Given the industry’s taste for subscriptions, it was perhaps inevitable that the business model made its way to VR. This year will see the rollout of a number of new gaming subscriptions, including services from Google Stadia and publisher-specific subscriptions like Uplay+. These, in addition to already-existing services like Xbox Live, Xbox Game Pass, PlayStation Plus, and Nintendo Online, are likely to have consumers prioritizing their gaming preferences more than ever before. It will be interesting to see how well VR services like Viveport Infinity fit into the average consumer’s budget.

Viveport will also have to contend with a relatively shallow and uncharted VR market. At Casual Connect London in June, industry analysts bemoaned a supposed lack of investment in VR tech.

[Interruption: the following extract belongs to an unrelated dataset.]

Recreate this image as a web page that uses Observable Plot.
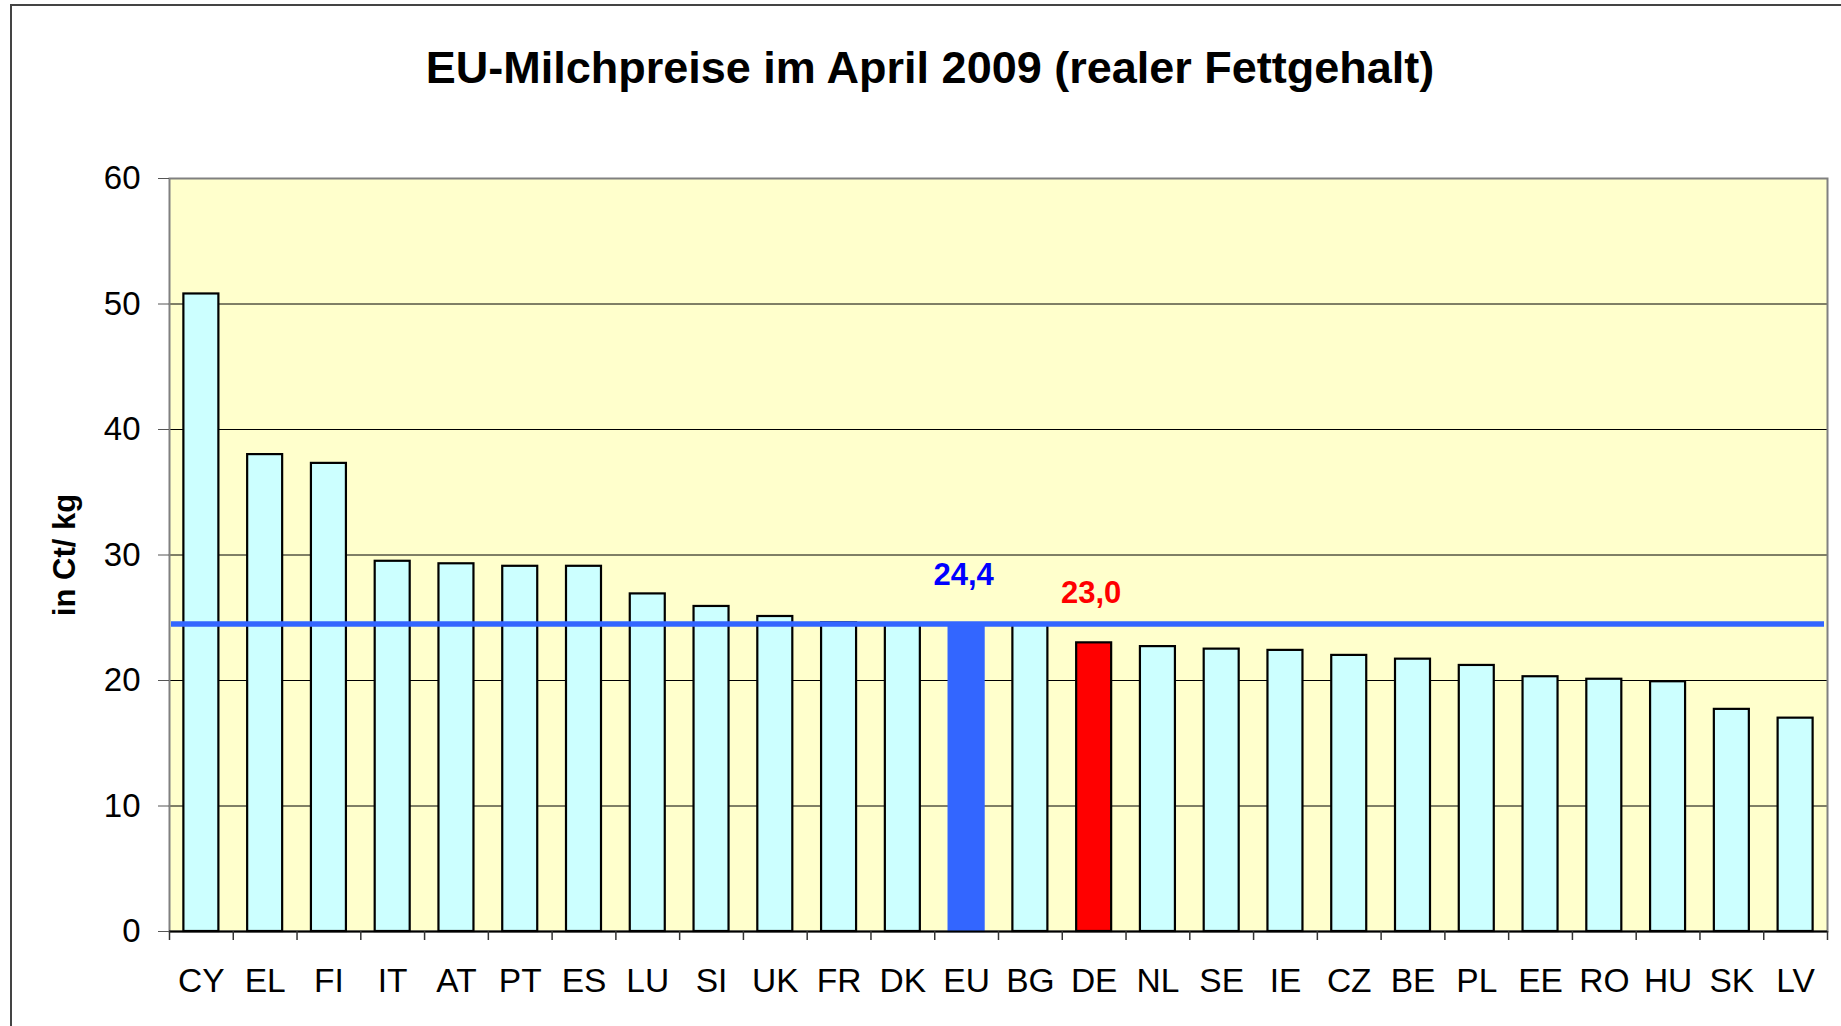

“It appears that Silicon Valley and VCs worldwide feel a bit cool on VR as a market today but that changes extremely quickly and on a week-by-week basis,” Owlchemy Labs co-founder Alex Schwartz said at the time. “People who are long-term committed, like we are, understand the curve and see where it’s going. It’s a matter of speaking to and convincing the right partner at the right time.”

Elsewhere, the Facebook-owned Oculus is feeling optimistic about the future of VR. In June, the company reported that software sales of its standalone headset, the Oculus Quest, have topped $5 million. It’s not a big number by traditional console gaming standards (that industry tops $130 billion annually), but for the burgeoning VR market it’s a milepost that that many see as the start of something bigger.

Because VR hardware sales have been less than ideal, HTC’s Viveport service feels like a smart business decision. Supplementing platform sales with a consistent form of revenue should allow HTC some headroom to better polish its products, and hopefully lead to a more competitive VR industry. Offering the only subscription service in VR puts HTC in a prime position to be an industry forerunner.